No problema mente-corpo, Descartes era um dualista, e o tipo de dualismo que ele subscreveu era o interacionismo, às vezes referido como dualismo cartesiano. A questão, claro, é como essa interação ocorre.

Como a mente era considerada não-física, ela não podia ser localizada em nenhum lugar. Descartes acreditava que a mente permeia todo o corpo. Que a mente não está alojada no corpo como um capitão está alojado em um navio é demonstrado pelo fato de que nossas experiências sensoriais embelezam nossas experiências cognitivas – com cores, por exemplo – e pelo fato de sentirmos conscientemente estados corporais como fome, sede e dor.

Nenhuma dessas experiências ou sentimentos seria possível se a mente não estivesse intimamente relacionada ao corpo.

Ainda assim, Descartes procurou um lugar onde a mente exercesse sua influência sobre o corpo. Ele procurou uma estrutura no cérebro porque o cérebro armazenava os espíritos animais.

Além disso, a estrutura tinha que ser unitária porque nossa experiência consciente, embora muitas vezes resulte da estimulação vinda dos dois olhos ou dos dois ouvidos, é unitária. Finalmente, a estrutura tinha que ser exclusivamente humana porque só os humanos possuem uma mente.

A glândula pineal

Descartes escolheu a glândula pineal porque estava cercada por espíritos animais (o que hoje chamamos de líquido cefalorraquidiano), não era duplicada como outras estruturas cerebrais e (ele erroneamente acreditava) era encontrada apenas no cérebro humano.
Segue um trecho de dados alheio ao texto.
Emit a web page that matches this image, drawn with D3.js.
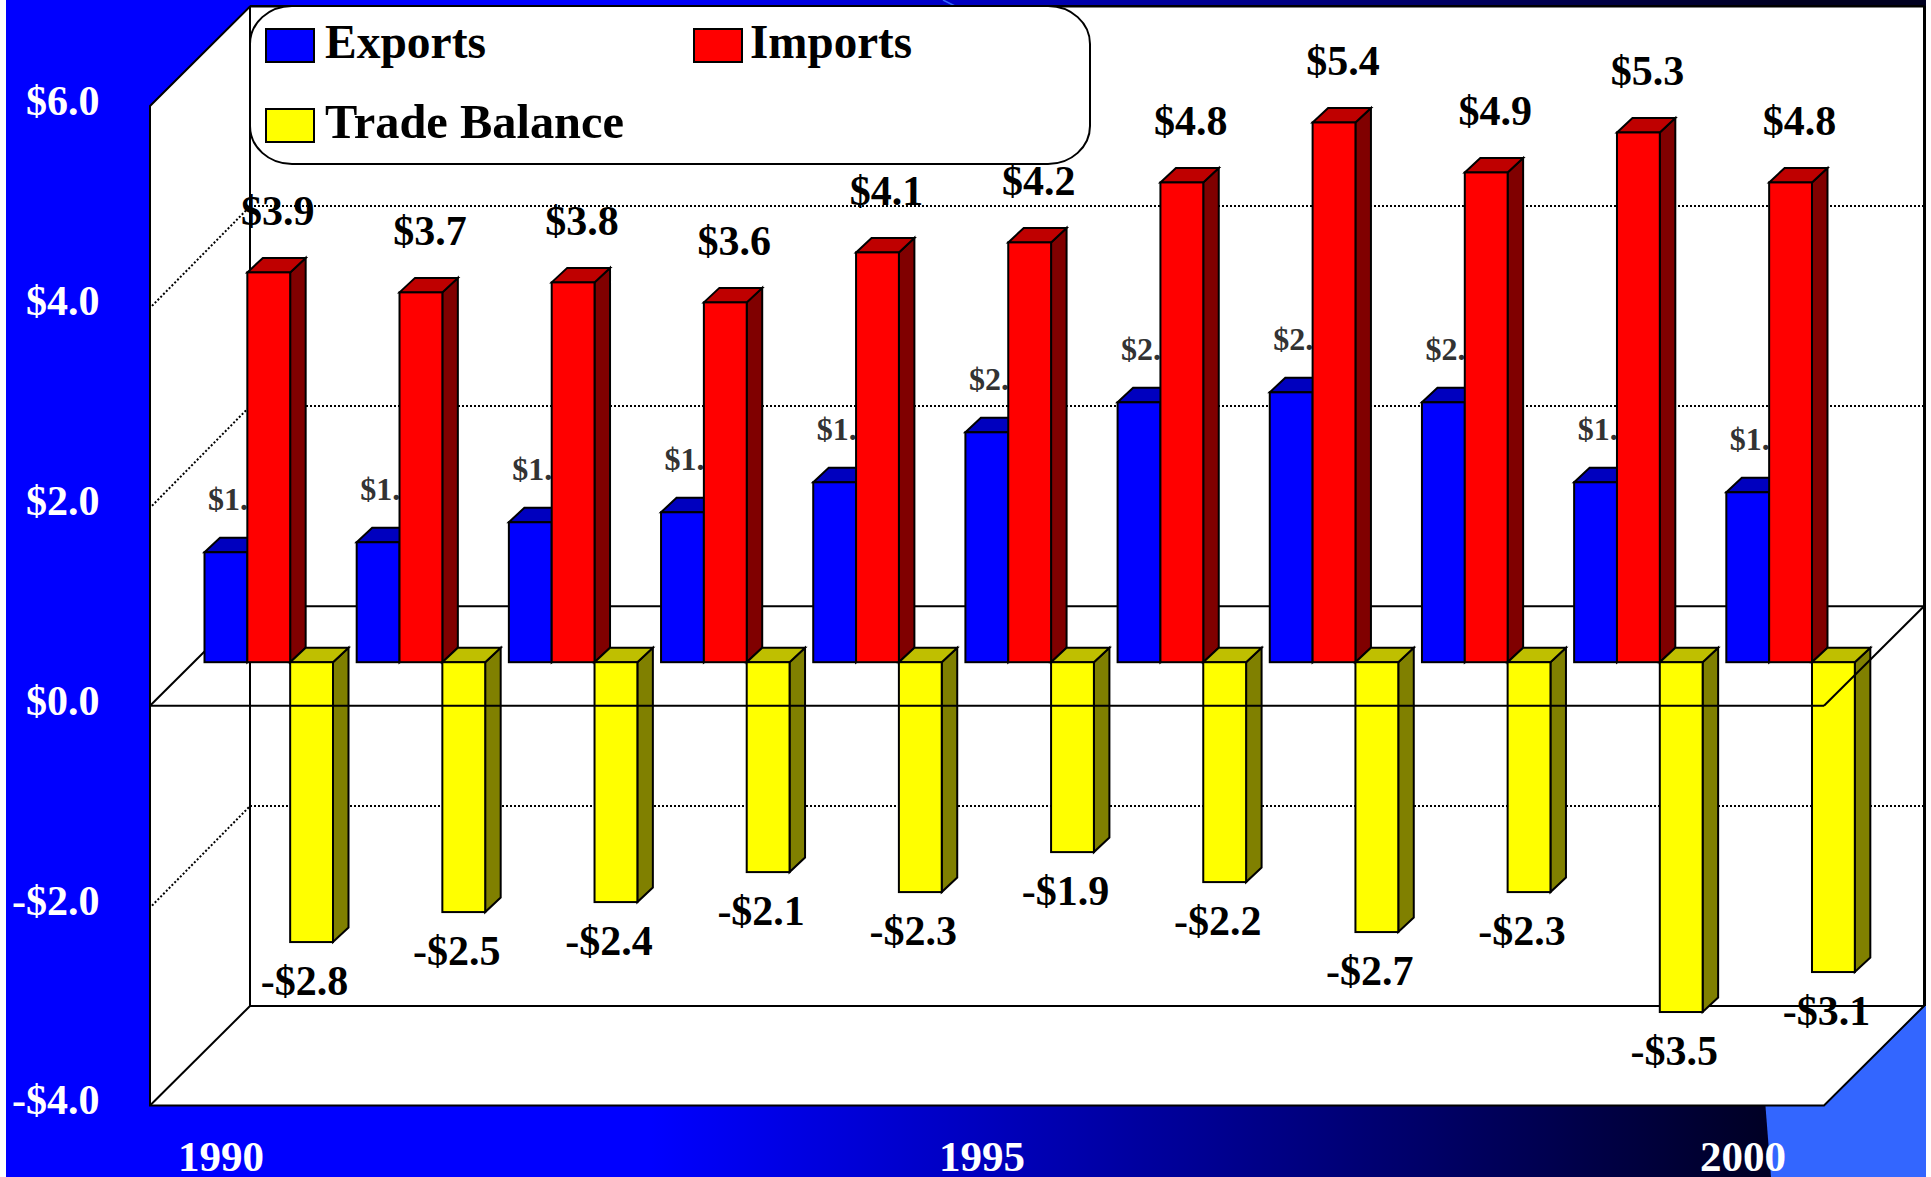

Era através da glândula pineal que a mente desejava que o corpo agisse ou inibisse a ação. Quando a mente desejava que algo acontecesse, estimulava a glândula pineal, que por sua vez estimulava áreas cerebrais apropriadas, fazendo com que os espíritos animais fluíssem para vários músculos e, assim, provocando o comportamento desejado.

As emoções

Como a mente é livre, ela pode inibir ou modificar o comportamento reflexivo que o ambiente provocaria mecanicamente. As emoções estão relacionadas à quantidade de espíritos animais envolvidos em uma resposta; quanto mais espíritos animais, mais forte a emoção.

As emoções são experimentadas conscientemente como paixões como amor, admiração, ódio, desejo, alegria, raiva ou tristeza. Segundo Descartes, a vontade pode e deve controlar as paixões para que resulte uma conduta virtuosa. Se, por exemplo, a raiva for experimentada e o comportamento raivoso for apropriado, a mente permitirá ou até facilitará tal comportamento. Se, no entanto, tal comportamento for visto como inadequado, a mente tentará inibi-lo. No caso de uma paixão intensa, a vontade pode ser incapaz de impedir o comportamento reflexivo e a pessoa agirá irracionalmente.

Referências

DESCARTES. Discurso do Método. Trad. Maria Ermantina Galvão. São Paulo: Martins Fontes, 2001.